EXERCISE TASK: Print the listing below exactly.

--- start of ENTRIES SUPPLIED ---

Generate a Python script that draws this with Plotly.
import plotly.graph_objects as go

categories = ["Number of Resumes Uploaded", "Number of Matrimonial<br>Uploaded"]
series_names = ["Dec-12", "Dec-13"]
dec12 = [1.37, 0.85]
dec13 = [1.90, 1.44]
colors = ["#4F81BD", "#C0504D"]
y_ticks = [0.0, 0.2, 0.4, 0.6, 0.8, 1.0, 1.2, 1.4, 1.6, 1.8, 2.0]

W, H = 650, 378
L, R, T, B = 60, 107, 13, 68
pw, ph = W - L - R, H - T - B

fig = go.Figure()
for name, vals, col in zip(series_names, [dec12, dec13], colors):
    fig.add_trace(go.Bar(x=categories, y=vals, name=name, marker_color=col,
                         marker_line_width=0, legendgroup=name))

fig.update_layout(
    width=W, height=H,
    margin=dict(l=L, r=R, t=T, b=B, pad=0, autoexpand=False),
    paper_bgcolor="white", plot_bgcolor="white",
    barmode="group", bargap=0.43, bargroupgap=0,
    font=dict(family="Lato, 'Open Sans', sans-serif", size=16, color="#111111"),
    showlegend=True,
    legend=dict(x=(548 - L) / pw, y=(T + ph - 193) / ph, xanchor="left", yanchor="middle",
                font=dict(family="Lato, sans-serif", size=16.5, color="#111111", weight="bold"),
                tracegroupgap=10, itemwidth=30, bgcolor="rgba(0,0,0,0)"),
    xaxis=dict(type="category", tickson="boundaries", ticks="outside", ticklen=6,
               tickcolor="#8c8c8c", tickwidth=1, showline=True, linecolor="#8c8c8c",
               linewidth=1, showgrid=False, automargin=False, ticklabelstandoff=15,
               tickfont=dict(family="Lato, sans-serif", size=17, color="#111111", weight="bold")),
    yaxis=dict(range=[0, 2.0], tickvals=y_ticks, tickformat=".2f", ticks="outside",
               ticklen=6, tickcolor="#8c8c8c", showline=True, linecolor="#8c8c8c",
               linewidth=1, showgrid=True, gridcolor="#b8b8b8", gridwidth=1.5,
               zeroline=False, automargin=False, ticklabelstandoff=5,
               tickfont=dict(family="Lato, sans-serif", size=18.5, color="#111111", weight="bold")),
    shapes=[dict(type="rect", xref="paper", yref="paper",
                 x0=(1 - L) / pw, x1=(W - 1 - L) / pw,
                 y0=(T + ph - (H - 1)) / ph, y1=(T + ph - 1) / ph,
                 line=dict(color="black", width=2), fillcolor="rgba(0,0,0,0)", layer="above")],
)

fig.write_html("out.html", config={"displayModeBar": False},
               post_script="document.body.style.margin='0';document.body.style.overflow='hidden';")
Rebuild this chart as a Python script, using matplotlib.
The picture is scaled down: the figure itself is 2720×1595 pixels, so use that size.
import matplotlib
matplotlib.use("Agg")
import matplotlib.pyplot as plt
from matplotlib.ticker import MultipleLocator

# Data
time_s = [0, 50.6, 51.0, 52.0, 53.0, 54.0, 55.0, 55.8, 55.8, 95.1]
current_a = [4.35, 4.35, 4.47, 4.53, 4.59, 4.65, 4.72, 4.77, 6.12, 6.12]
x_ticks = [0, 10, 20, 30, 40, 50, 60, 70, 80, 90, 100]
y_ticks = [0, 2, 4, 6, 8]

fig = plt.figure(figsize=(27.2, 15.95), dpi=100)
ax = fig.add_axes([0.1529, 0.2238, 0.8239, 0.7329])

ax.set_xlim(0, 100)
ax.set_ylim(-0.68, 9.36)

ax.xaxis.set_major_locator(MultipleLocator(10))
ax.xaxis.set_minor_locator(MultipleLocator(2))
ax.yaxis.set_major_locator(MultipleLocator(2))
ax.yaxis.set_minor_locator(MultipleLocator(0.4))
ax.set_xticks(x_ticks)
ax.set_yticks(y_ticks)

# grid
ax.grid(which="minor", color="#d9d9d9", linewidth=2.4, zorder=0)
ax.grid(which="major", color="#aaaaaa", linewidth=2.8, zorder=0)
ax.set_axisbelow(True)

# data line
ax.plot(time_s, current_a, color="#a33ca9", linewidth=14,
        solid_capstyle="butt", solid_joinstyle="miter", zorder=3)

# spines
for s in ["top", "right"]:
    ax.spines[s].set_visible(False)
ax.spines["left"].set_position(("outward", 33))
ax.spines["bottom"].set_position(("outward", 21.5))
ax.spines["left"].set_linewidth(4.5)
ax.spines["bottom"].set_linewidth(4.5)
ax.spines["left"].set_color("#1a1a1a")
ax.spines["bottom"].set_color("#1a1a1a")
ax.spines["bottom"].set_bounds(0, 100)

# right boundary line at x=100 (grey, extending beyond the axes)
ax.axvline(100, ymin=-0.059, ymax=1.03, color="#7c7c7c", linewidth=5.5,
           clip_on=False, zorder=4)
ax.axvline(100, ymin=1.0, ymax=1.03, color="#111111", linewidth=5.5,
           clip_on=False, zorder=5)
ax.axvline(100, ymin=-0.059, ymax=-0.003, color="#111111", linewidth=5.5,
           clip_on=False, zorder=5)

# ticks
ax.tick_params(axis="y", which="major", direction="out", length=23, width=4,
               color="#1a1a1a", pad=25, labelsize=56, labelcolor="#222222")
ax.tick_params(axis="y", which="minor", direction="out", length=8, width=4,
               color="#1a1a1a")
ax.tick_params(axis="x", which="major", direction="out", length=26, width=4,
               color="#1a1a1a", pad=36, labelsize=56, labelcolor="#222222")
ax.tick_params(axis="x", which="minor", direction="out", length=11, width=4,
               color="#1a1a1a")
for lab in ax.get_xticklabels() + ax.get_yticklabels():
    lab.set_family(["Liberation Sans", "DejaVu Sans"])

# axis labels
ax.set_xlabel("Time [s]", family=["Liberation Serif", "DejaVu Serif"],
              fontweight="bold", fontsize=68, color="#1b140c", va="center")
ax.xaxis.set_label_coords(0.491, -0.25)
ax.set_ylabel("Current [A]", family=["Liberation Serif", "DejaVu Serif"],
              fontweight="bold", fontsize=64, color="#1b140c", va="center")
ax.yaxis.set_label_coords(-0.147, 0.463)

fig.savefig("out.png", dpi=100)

--- end of ENTRIES SUPPLIED ---

SOLUTION TO THE PROBLEM:
Generate a Python script that draws this with Plotly.
import plotly.graph_objects as go

categories = ["Number of Resumes Uploaded", "Number of Matrimonial<br>Uploaded"]
series_names = ["Dec-12", "Dec-13"]
dec12 = [1.37, 0.85]
dec13 = [1.90, 1.44]
colors = ["#4F81BD", "#C0504D"]
y_ticks = [0.0, 0.2, 0.4, 0.6, 0.8, 1.0, 1.2, 1.4, 1.6, 1.8, 2.0]

W, H = 650, 378
L, R, T, B = 60, 107, 13, 68
pw, ph = W - L - R, H - T - B

fig = go.Figure()
for name, vals, col in zip(series_names, [dec12, dec13], colors):
    fig.add_trace(go.Bar(x=categories, y=vals, name=name, marker_color=col,
                         marker_line_width=0, legendgroup=name))

fig.update_layout(
    width=W, height=H,
    margin=dict(l=L, r=R, t=T, b=B, pad=0, autoexpand=False),
    paper_bgcolor="white", plot_bgcolor="white",
    barmode="group", bargap=0.43, bargroupgap=0,
    font=dict(family="Lato, 'Open Sans', sans-serif", size=16, color="#111111"),
    showlegend=True,
    legend=dict(x=(548 - L) / pw, y=(T + ph - 193) / ph, xanchor="left", yanchor="middle",
                font=dict(family="Lato, sans-serif", size=16.5, color="#111111", weight="bold"),
                tracegroupgap=10, itemwidth=30, bgcolor="rgba(0,0,0,0)"),
    xaxis=dict(type="category", tickson="boundaries", ticks="outside", ticklen=6,
               tickcolor="#8c8c8c", tickwidth=1, showline=True, linecolor="#8c8c8c",
               linewidth=1, showgrid=False, automargin=False, ticklabelstandoff=15,
               tickfont=dict(family="Lato, sans-serif", size=17, color="#111111", weight="bold")),
    yaxis=dict(range=[0, 2.0], tickvals=y_ticks, tickformat=".2f", ticks="outside",
               ticklen=6, tickcolor="#8c8c8c", showline=True, linecolor="#8c8c8c",
               linewidth=1, showgrid=True, gridcolor="#b8b8b8", gridwidth=1.5,
               zeroline=False, automargin=False, ticklabelstandoff=5,
               tickfont=dict(family="Lato, sans-serif", size=18.5, color="#111111", weight="bold")),
    shapes=[dict(type="rect", xref="paper", yref="paper",
                 x0=(1 - L) / pw, x1=(W - 1 - L) / pw,
                 y0=(T + ph - (H - 1)) / ph, y1=(T + ph - 1) / ph,
                 line=dict(color="black", width=2), fillcolor="rgba(0,0,0,0)", layer="above")],
)

fig.write_html("out.html", config={"displayModeBar": False},
               post_script="document.body.style.margin='0';document.body.style.overflow='hidden';")
Rebuild this chart as a Python script, using matplotlib.
The picture is scaled down: the figure itself is 2720×1595 pixels, so use that size.
import matplotlib
matplotlib.use("Agg")
import matplotlib.pyplot as plt
from matplotlib.ticker import MultipleLocator

# Data
time_s = [0, 50.6, 51.0, 52.0, 53.0, 54.0, 55.0, 55.8, 55.8, 95.1]
current_a = [4.35, 4.35, 4.47, 4.53, 4.59, 4.65, 4.72, 4.77, 6.12, 6.12]
x_ticks = [0, 10, 20, 30, 40, 50, 60, 70, 80, 90, 100]
y_ticks = [0, 2, 4, 6, 8]

fig = plt.figure(figsize=(27.2, 15.95), dpi=100)
ax = fig.add_axes([0.1529, 0.2238, 0.8239, 0.7329])

ax.set_xlim(0, 100)
ax.set_ylim(-0.68, 9.36)

ax.xaxis.set_major_locator(MultipleLocator(10))
ax.xaxis.set_minor_locator(MultipleLocator(2))
ax.yaxis.set_major_locator(MultipleLocator(2))
ax.yaxis.set_minor_locator(MultipleLocator(0.4))
ax.set_xticks(x_ticks)
ax.set_yticks(y_ticks)

# grid
ax.grid(which="minor", color="#d9d9d9", linewidth=2.4, zorder=0)
ax.grid(which="major", color="#aaaaaa", linewidth=2.8, zorder=0)
ax.set_axisbelow(True)

# data line
ax.plot(time_s, current_a, color="#a33ca9", linewidth=14,
        solid_capstyle="butt", solid_joinstyle="miter", zorder=3)

# spines
for s in ["top", "right"]:
    ax.spines[s].set_visible(False)
ax.spines["left"].set_position(("outward", 33))
ax.spines["bottom"].set_position(("outward", 21.5))
ax.spines["left"].set_linewidth(4.5)
ax.spines["bottom"].set_linewidth(4.5)
ax.spines["left"].set_color("#1a1a1a")
ax.spines["bottom"].set_color("#1a1a1a")
ax.spines["bottom"].set_bounds(0, 100)

# right boundary line at x=100 (grey, extending beyond the axes)
ax.axvline(100, ymin=-0.059, ymax=1.03, color="#7c7c7c", linewidth=5.5,
           clip_on=False, zorder=4)
ax.axvline(100, ymin=1.0, ymax=1.03, color="#111111", linewidth=5.5,
           clip_on=False, zorder=5)
ax.axvline(100, ymin=-0.059, ymax=-0.003, color="#111111", linewidth=5.5,
           clip_on=False, zorder=5)

# ticks
ax.tick_params(axis="y", which="major", direction="out", length=23, width=4,
               color="#1a1a1a", pad=25, labelsize=56, labelcolor="#222222")
ax.tick_params(axis="y", which="minor", direction="out", length=8, width=4,
               color="#1a1a1a")
ax.tick_params(axis="x", which="major", direction="out", length=26, width=4,
               color="#1a1a1a", pad=36, labelsize=56, labelcolor="#222222")
ax.tick_params(axis="x", which="minor", direction="out", length=11, width=4,
               color="#1a1a1a")
for lab in ax.get_xticklabels() + ax.get_yticklabels():
    lab.set_family(["Liberation Sans", "DejaVu Sans"])

# axis labels
ax.set_xlabel("Time [s]", family=["Liberation Serif", "DejaVu Serif"],
              fontweight="bold", fontsize=68, color="#1b140c", va="center")
ax.xaxis.set_label_coords(0.491, -0.25)
ax.set_ylabel("Current [A]", family=["Liberation Serif", "DejaVu Serif"],
              fontweight="bold", fontsize=64, color="#1b140c", va="center")
ax.yaxis.set_label_coords(-0.147, 0.463)

fig.savefig("out.png", dpi=100)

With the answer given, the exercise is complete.